Il est devenu l'empereur des insectes et un auteur à succès en réussissant à passionner 30 millions de lecteurs dans le monde grâce à son livre Les Fourmis. Bernard Werber change de sujet mais reste dans le monde animal en publiant Demain les chats. Invité samedi par Isabelle Morizet dans l'émission Il n'y a pas qu'une vie dans la vie, il a raconté comment il était devenu écrivain.
"Une manière de survivre". "Toute personne qui crée des mondes n’est peut-être pas totalement satisfaite de celui dans lequel elle vit", postule-t-il. Petit, "pas un très bon élève, ni très sociable", il restait dans les forêts à observer la nature. "J’ai commencé à écrire des histoires parce qu’à l’école je ne me sentais pas bien du tout. J’étais le binoclard solitaire qui lisait des bouquins dans un coin, qui s’est aperçu qu’il avait le regard intéressé des autres quand il racontait des histoires." L'écriture est alors pour lui "une résilience, une manière de survivre, de ne pas devenir fou".
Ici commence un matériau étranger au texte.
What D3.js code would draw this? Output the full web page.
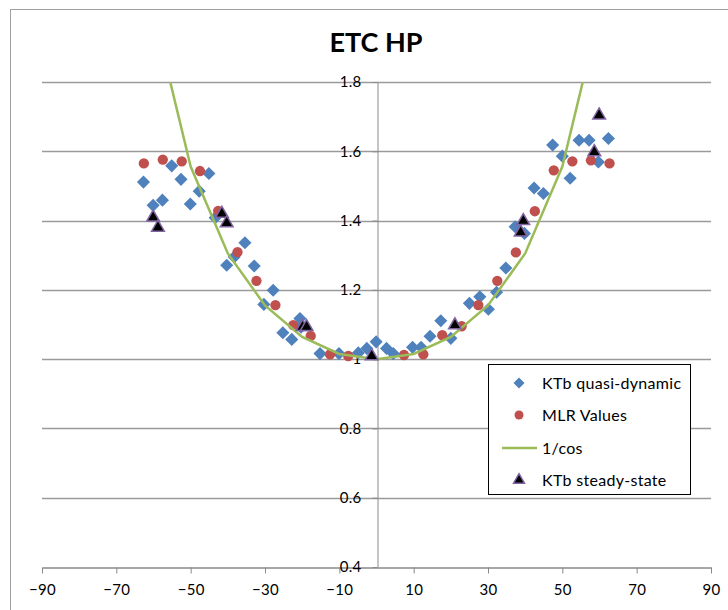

Nouvel angle. Sa première nouvelle, écrite à 8 ans et demi, s'appelle Les aventures d’une puce et raconte l'escalade d’un humain, des pieds au crâne, du point de vue de l'insecte. "Ce qui m’intéressait, c’était les changements de point de vue." Lui, depuis toujours, déplace la caméra et propose son regard décalé au lecteur. Dès l'enfance, il a le brouillon de son futur best-seller. Depuis ses 12 ans, il a peaufiné et retravaillé 100 fois le texte des Fourmisjusqu'à maîtriser l'art du suspense.
"Transformer ma différence en quelque chose d'acceptable". "Je passais pour un doux dingue. Il a fallu vite transformer ma différence en quelque chose d’acceptable pour l’entourage. Ce n’est qu’après 20 ans que j’ai pu être accepté professionnellement et socialement comme type qui regarde une heure les étoiles au lieu d’aller dans les boîtes de nuit." Passé par des études de droit qu'il trouve très ennuyeuses, puis de criminologie, il intègre une formation de journaliste scientifique à l'ESJ Paris. Il part même en Côte d’Ivoire faire un reportage sur les fourmis magnan. Son best-seller est un aboutissement, refusé plusieurs fois avant d'exploser.
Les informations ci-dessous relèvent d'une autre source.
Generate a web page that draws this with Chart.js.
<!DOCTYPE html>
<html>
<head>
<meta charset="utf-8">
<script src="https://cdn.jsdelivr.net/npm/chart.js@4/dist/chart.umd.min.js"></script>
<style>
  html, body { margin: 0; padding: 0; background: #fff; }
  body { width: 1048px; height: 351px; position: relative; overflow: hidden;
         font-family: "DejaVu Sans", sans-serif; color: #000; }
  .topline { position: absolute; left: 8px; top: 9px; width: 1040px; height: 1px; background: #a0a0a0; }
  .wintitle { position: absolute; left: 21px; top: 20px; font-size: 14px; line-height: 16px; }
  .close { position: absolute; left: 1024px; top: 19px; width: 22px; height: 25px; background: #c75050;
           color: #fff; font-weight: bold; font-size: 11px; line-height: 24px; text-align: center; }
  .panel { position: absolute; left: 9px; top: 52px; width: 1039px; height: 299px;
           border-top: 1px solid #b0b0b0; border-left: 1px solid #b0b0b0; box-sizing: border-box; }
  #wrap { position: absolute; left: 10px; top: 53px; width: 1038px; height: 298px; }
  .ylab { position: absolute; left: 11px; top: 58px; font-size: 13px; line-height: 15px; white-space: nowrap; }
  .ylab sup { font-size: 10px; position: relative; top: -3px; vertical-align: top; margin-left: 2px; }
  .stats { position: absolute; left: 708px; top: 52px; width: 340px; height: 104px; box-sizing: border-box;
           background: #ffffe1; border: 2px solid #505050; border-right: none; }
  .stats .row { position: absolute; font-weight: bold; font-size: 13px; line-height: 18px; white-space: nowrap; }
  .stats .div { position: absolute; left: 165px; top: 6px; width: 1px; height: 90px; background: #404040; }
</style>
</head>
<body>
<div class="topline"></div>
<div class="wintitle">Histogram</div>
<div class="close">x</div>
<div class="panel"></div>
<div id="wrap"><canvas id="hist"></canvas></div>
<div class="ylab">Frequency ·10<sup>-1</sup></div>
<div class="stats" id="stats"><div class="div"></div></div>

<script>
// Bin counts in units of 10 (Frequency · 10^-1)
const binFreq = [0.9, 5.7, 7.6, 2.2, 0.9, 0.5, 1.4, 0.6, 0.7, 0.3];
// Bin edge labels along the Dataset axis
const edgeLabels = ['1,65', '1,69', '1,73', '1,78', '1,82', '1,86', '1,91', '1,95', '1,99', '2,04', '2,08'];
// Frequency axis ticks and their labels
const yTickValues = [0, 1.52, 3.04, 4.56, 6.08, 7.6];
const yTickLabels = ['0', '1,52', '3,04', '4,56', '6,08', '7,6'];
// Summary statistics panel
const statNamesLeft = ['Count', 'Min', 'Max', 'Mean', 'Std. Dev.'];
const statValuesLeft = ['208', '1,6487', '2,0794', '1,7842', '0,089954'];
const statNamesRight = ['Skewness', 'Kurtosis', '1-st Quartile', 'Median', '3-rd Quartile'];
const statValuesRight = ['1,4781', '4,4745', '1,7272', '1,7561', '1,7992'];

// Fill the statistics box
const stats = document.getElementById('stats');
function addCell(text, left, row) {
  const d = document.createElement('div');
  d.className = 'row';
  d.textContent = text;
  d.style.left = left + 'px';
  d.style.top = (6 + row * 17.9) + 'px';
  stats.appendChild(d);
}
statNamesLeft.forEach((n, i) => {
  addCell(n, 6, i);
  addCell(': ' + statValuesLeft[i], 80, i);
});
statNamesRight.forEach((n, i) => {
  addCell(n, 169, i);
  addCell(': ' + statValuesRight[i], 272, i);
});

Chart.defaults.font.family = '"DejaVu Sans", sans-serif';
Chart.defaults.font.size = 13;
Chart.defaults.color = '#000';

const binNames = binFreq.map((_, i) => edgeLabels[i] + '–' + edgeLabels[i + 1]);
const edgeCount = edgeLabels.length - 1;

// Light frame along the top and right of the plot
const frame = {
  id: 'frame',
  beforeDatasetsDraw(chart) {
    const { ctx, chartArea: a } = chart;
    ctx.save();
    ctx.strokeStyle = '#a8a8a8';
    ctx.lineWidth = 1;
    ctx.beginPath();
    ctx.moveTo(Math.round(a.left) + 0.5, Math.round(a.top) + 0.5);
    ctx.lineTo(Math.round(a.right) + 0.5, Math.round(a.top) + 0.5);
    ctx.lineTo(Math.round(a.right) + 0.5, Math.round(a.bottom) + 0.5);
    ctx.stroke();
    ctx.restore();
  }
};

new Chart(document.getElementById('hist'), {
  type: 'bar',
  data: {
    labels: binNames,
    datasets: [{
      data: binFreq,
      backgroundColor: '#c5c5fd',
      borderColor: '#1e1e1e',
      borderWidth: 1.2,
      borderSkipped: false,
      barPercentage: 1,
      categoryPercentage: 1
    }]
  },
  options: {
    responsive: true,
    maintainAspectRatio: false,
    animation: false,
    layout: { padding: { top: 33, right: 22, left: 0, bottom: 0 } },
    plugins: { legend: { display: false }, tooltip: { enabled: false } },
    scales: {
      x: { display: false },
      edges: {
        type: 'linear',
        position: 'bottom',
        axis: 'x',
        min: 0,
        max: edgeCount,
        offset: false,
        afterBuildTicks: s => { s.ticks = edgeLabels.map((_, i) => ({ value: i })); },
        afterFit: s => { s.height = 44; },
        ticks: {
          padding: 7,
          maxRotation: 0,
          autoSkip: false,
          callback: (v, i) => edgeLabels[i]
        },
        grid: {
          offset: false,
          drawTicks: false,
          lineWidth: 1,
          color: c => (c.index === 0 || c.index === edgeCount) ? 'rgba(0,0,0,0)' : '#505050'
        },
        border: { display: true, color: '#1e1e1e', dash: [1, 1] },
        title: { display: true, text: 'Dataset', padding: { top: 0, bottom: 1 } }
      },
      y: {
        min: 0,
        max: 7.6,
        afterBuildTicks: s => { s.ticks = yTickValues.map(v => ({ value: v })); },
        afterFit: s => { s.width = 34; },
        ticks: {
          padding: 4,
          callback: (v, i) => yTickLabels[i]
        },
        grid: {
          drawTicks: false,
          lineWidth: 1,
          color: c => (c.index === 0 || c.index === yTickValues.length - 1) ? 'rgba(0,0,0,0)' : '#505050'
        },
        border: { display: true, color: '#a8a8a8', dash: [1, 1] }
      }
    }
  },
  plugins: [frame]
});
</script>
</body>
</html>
Jules Verne, Barjavel. L'auteur s'insurge d'ailleurs du dédain porté à la science-fiction. "La SF est un genre qui a été tué dans les années 70 par l’arrivée du nouveau roman, et on a considéré qu’il ne fallait parler que du réel et du vécu de l’auteur. En France, on a décidé que la SF, c’était anglo-saxon. Du moment qu’on est catalogué littérature de genre, on est rangé dans un petit coin dans les librairies et on passe pour de la littérature qui n’est pas sérieuse. Il est quand même temps de rappeler que Jules Verne était Français et que Barjavel et Pierre Boule, l’auteur de La planète des singes, aussi. On a une très bonne SF française qui n’est pas visible."
Observer les humains. Lui voit dans le genre bien des avantages. "On s’autorise à imaginer ce qui risque d’arriver dans les années, les siècles, voire les millénaires à venir. C’est passionnant parce que la plupart des gens ne voient que sur une année, ou sur cinq ans pour les politiciens."
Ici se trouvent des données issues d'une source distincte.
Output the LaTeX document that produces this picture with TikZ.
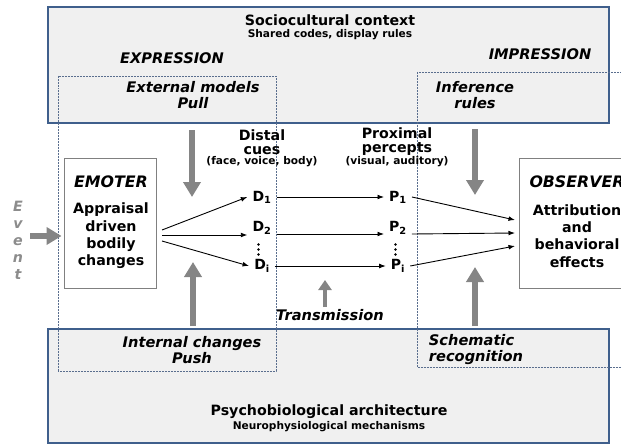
\documentclass[tikz,border=0pt]{standalone}
\usepackage{fontspec}
\setmainfont{DejaVu Sans}
\usetikzlibrary{arrows.meta}
\definecolor{panelfill}{HTML}{F0F0F0}
\definecolor{panelline}{HTML}{3F5F8C}
\definecolor{zoneline}{HTML}{5A6E8E}
\definecolor{blockgray}{HTML}{858585}
\definecolor{eventgray}{HTML}{8C8C8C}
\definecolor{agentline}{HTML}{808080}

\tikzset{
  panel/.style={draw=panelline, line width=1.3pt, fill=panelfill},
  zone/.style={draw=zoneline, line width=0.7pt, dash pattern=on 0.7pt off 0.8pt},
  agent/.style={draw=agentline, line width=0.9pt, fill=white, minimum width=92pt,
    minimum height=130pt, inner sep=0pt},
  bigtxt/.style={font=\fontsize{14.2}{17.3}\selectfont\bfseries, align=center, inner sep=0pt},
  bigit/.style={font=\fontsize{14.6}{16}\selectfont\bfseries\itshape, align=center, inner sep=0pt},
  agentname/.style={font=\fontsize{15.8}{17}\selectfont\bfseries\itshape, inner sep=0pt},
  smalltxt/.style={font=\fontsize{10.6}{12}\selectfont\bfseries, inner sep=0pt},
  cue/.style={font=\fontsize{14}{16}\selectfont\bfseries, inner xsep=5pt, inner ysep=0pt},
  flow/.style={line width=0.9pt, -{Latex[length=6.5pt,width=4.8pt]}},
  force/.style={blockgray, line width=5.5pt, -{Triangle[length=15pt,width=17pt]}},
  minorforce/.style={blockgray, line width=4pt, -{Triangle[length=10pt,width=13pt]}},
}

\begin{document}
\begin{tikzpicture}[x=1pt,y=-1pt]
\useasboundingbox (0,0) rectangle (621,444);
\clip (0,0) rectangle (621,444);

% social and biological frames
\draw[panel] (48,7) rectangle (609,123);
\draw[panel] (48,329) rectangle (609,443);

% expression and impression zones
\draw[zone] (58,76) rectangle (276,371);
\draw[zone] (417,72) rectangle (640,367);

% frame titles
\node[bigtxt] (soc) at (330,20) {Sociocultural context};
\node[smalltxt] (socsub) at (330,35) {Shared codes, display rules};
\node[bigtxt] (bio) at (329,412) {Psychobiological architecture};
\node[smalltxt] (biosub) at (329,427) {Neurophysiological mechanisms};

\node[bigit] (expr) at (172,58) {EXPRESSION};
\node[bigit] (impr) at (540,54) {IMPRESSION};

\node[bigit] (extm) at (193,95) {External models\\Pull};
\node[bigit] (infr) at (475,95) {Inference\\rules};
\node[bigit] (intc) at (192,350) {Internal changes\\Push};
\node[bigit, align=left] (schm) at (476,350) {Schematic\\recognition};

% column headings
\node[font=\fontsize{14.2}{14}\selectfont\bfseries, align=center, inner sep=0pt] (distal) at (262,142) {Distal\\cues};
\node[smalltxt] (distalsub) at (262,162) {(face, voice, body)};
\node[font=\fontsize{14.2}{14}\selectfont\bfseries, align=center, inner sep=0pt] (prox) at (397,142) {Proximal\\percepts};
\node[smalltxt] (proxsub) at (397,162) {(visual, auditory)};

% emoter and observer
\node[agent] (emo) at (110,223) {};
\node[agentname] (emoname) at (111,182) {EMOTER};
\node[bigtxt] (emotxt) at (111,236) {Appraisal\\driven\\bodily\\changes};

\node[agent, minimum width=116pt] (obs) at (577,223) {};
\node[agentname] (obsname) at (577,182) {OBSERVER};
\node[bigtxt] (obstxt) at (577,236) {Attribution\\and\\behavioral\\effects};

% event
\node[font=\fontsize{14.2}{17}\selectfont\bfseries\itshape, text=eventgray, align=center, inner sep=0pt]
  (event) at (18,240) {E\\v\\e\\n\\t};

% cues and percepts
\node[cue] (d1) at (262,197) {D\textsubscript{1}};
\node[cue] (d2) at (262,228) {D\textsubscript{2}};
\node[cue] (di) at (262,266) {D\textsubscript{i}};
\node[cue] (p1) at (398,197) {P\textsubscript{1}};
\node[cue] (p2) at (398,228) {P\textsubscript{2}};
\node[cue] (pi) at (398,266) {P\textsubscript{i}};

% vertical ellipses between the second and last rows
\foreach \yy in {244.5,249.5,254.5} {
  \fill (258.5,\yy) circle (1.35pt);
  \fill (395.5,\yy) circle (1.35pt);
}

\node[bigit] (trans) at (330,315) {Transmission};

% connector end points
\coordinate (f1) at (162,230);
\coordinate (f2) at (162,235);
\coordinate (f3) at (162,241);
\coordinate (o1) at (515,220);
\coordinate (o2) at (515,233);
\coordinate (o3) at (515,246);
\coordinate (evs) at (30,236);
\coordinate (pulls) at (192,130);
\coordinate (pullt) at (192,197);
\coordinate (pushs) at (193,326);
\coordinate (pusht) at (193,262);
\coordinate (infs) at (475,129);
\coordinate (inft) at (475,195);
\coordinate (schs) at (475,326);
\coordinate (scht) at (475,267);
\coordinate (trs) at (325,307);
\coordinate (trt) at (325,280);

% encoding fan
\draw[flow] (f1) -- (d1.west);
\draw[flow] (f2) -- ([yshift=-7pt]d2.west);
\draw[flow] (f3) -- (di.west);

% transmission
\draw[flow] (d1.east) -- (p1.west);
\draw[flow] ([yshift=-6pt]d2.east) -- ([yshift=-6pt]p2.west);
\draw[flow] (di.east) -- (pi.west);

% decoding fan
\draw[flow] (p1.east) -- (o1);
\draw[flow] ([yshift=-6pt]p2.east) -- (o2);
\draw[flow] (pi.east) -- (o3);

% push and pull effects
\draw[force] (evs) -- ([yshift=-13pt,xshift=-2pt]emo.west);
\draw[force] (pulls) -- (pullt);
\draw[force] (pushs) -- (pusht);
\draw[force] (infs) -- (inft);
\draw[force] (schs) -- (scht);
\draw[minorforce] (trs) -- (trt);
\end{tikzpicture}
\end{document}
Pour concevoir ses mondes, il travaille de 8h à midi et demi. "Pas chez moi, je serais tenté d’aller manger. Je pourrais traîner en pyjama et pantoufles, ça serait la fin de tout." Alors Bernard Werber, à qui il arrive d'être extérieur à son espèce, va observer "les humains" au café.
De la science-fiction, vraiment ?
Vendre 30 millions d'exemplaires d'un livre donne quelques avantages, comme voyager et tenir des conférences dans les pays où l'oeuvre a été traduite. Ses livres ont même été piratés en Chine. Au Japon, un éditeur a eu l'idée saugrenue d'alterner une page des Fourmis, avec une page de Rimbaud. "Le traducteur en avait profité pour faire découvrir Rimbaud", sans indications, raconte l'auteur.
Au-delà de cette étrange traduction, l'écrivain s'étonne du classement de ses ouvrages. "En Corée du Sud, Les fourmis est plutôt considéré comme un livre de poésie, en Russie plutôt comme de la philosophie." Dans les pays slaves, on le range plutôt dans le registre fantastique-horreur et au Japon en littérature classique. "Ça m’amuse d’être transgenre", s'amuse l'auteur.